* Start *
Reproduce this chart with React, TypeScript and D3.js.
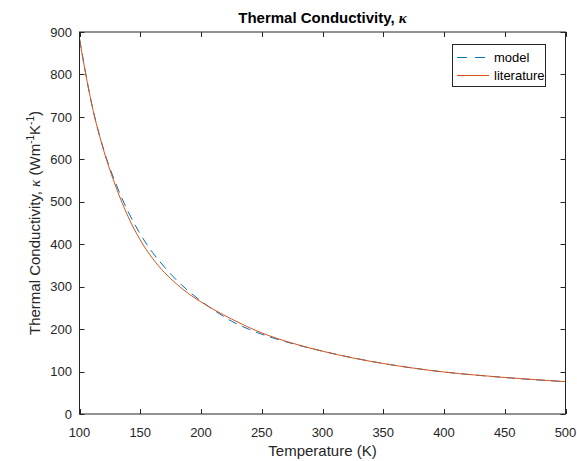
import React from "react";
import * as d3 from "d3";

const litT = [100, 105, 110, 120, 130, 140, 150, 160, 170, 180, 190, 200, 225, 250, 275, 300, 325, 350, 375, 400, 425, 450, 475, 500];
const litK = [884, 803, 731, 620, 535, 465, 410, 367, 333, 306, 283, 264, 224, 191, 167, 148, 132, 119, 108, 98.9, 92, 86, 81, 76.2];

const modelT = [100, 110, 120, 130, 140, 150, 160, 170, 180, 190, 200, 210, 225, 240, 250, 275, 300, 350, 400, 450, 500];
const modelK = [884, 731, 622, 542, 477, 424, 381, 346, 315, 289, 266, 246, 219, 199, 188, 166, 148, 119, 99, 86, 76];

const xTicks = [100, 150, 200, 250, 300, 350, 400, 450, 500];
const yTicks = [0, 100, 200, 300, 400, 500, 600, 700, 800, 900];

const W = 577, H = 461;
const L = 79.5, R = 565.5, T = 32, B = 414;
const AX = "#262626";
const FONT = "'Liberation Sans', Arial, Helvetica, sans-serif";
const SERIF = "'Liberation Serif', 'DejaVu Serif', serif";

export default function App() {
  const x = d3.scaleLinear().domain([100, 500]).range([L, R]);
  const y = d3.scaleLinear().domain([0, 900]).range([B, T]);
  const line = d3
    .line<[number, number]>()
    .x((d) => x(d[0]))
    .y((d) => y(d[1]))
    .curve(d3.curveMonotoneX);
  const litPath = line(litT.map((t, i) => [t, litK[i]]) as [number, number][]) || "";
  const modelPath = line(modelT.map((t, i) => [t, modelK[i]]) as [number, number][]) || "";
  const tl = 5;
  const cy = (T + B) / 2;
  const cx = (L + R) / 2;

  return (
    <svg width={W} height={H} style={{ position: "absolute", left: 0, top: 0, background: "#fff" }} fontFamily={FONT}>
      <rect x={0} y={0} width={W} height={H} fill="#fff" />
      <defs>
        <clipPath id="plotclip">
          <rect x={L} y={T} width={R - L} height={B - T} />
        </clipPath>
      </defs>
      <g clipPath="url(#plotclip)">
        <path d={modelPath} fill="none" stroke="#0072BD" strokeWidth={1} strokeDasharray="9,6" />
        <path d={litPath} fill="none" stroke="#D95319" strokeWidth={1} />
      </g>
      <rect x={L} y={T} width={R - L} height={B - T} fill="none" stroke={AX} strokeWidth={1} />
      {xTicks.map((t) => (
        <g key={"x" + t}>
          <line x1={Math.round(x(t)) + 0.5} x2={Math.round(x(t)) + 0.5} y1={B} y2={B - tl} stroke={AX} />
          <line x1={Math.round(x(t)) + 0.5} x2={Math.round(x(t)) + 0.5} y1={T} y2={T + tl} stroke={AX} />
          <text x={x(t)} y={437} textAnchor="middle" fontSize={13} fill={AX}>
            {t}
          </text>
        </g>
      ))}
      {yTicks.map((v) => (
        <g key={"y" + v}>
          <line x1={L} x2={L + tl} y1={Math.round(y(v)) + 0.5} y2={Math.round(y(v)) + 0.5} stroke={AX} />
          <line x1={R} x2={R - tl} y1={Math.round(y(v)) + 0.5} y2={Math.round(y(v)) + 0.5} stroke={AX} />
          <text x={72} y={y(v)} dy="0.36em" textAnchor="end" fontSize={13} fill={AX}>
            {v}
          </text>
        </g>
      ))}
      <text x={cx} y={456} textAnchor="middle" fontSize={15} fill={AX}>
        Temperature (K)
      </text>
      <text transform={`translate(40,${cy}) rotate(-90)`} textAnchor="middle" fontSize={15} fill={AX}>
        Thermal Conductivity,{" "}
        <tspan fontFamily={SERIF} fontStyle="italic">κ</tspan> (Wm
        <tspan fontSize={10} dy={-6}>-1</tspan>
        <tspan dy={6}>K</tspan>
        <tspan fontSize={10} dy={-6}>-1</tspan>
        <tspan dy={6}>)</tspan>
      </text>
      <text x={cx} y={23} textAnchor="middle" fontSize={15} fontWeight="bold" fill="#000">
        Thermal Conductivity,{" "}
        <tspan fontFamily={SERIF} fontStyle="italic">κ</tspan>
      </text>
      <rect x={452.5} y={44.5} width={93} height={42} fill="#fff" stroke={AX} strokeWidth={1} />
      <line x1={457} x2={489} y1={57.5} y2={57.5} stroke="#0072BD" strokeWidth={1} strokeDasharray="10,8" />
      <text x={494} y={57.5} dy="0.36em" fontSize={13} fill="#000">
        model
      </text>
      <line x1={457} x2={489} y1={75.5} y2={75.5} stroke="#D95319" strokeWidth={1} />
      <text x={494} y={75.5} dy="0.36em" fontSize={13} fill="#000">
        literature
      </text>
    </svg>
  );
}
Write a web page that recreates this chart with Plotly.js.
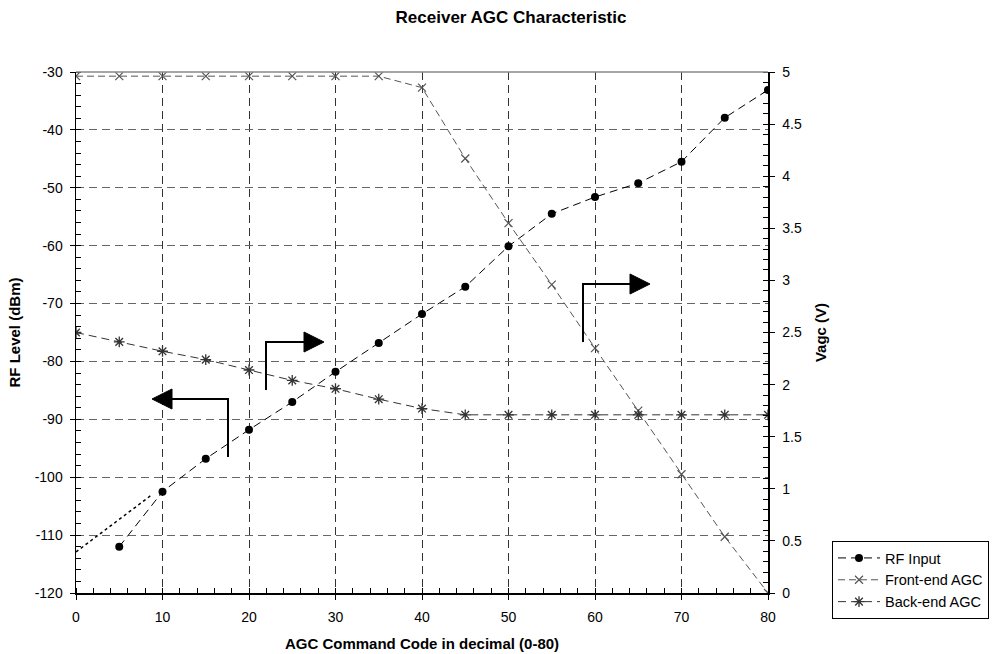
* End *
Your goal -
In the lines above, locate the string "chart". Copy every line where it occurs.

Task response -
Reproduce this chart with React, TypeScript and D3.js.
Write a web page that recreates this chart with Plotly.js.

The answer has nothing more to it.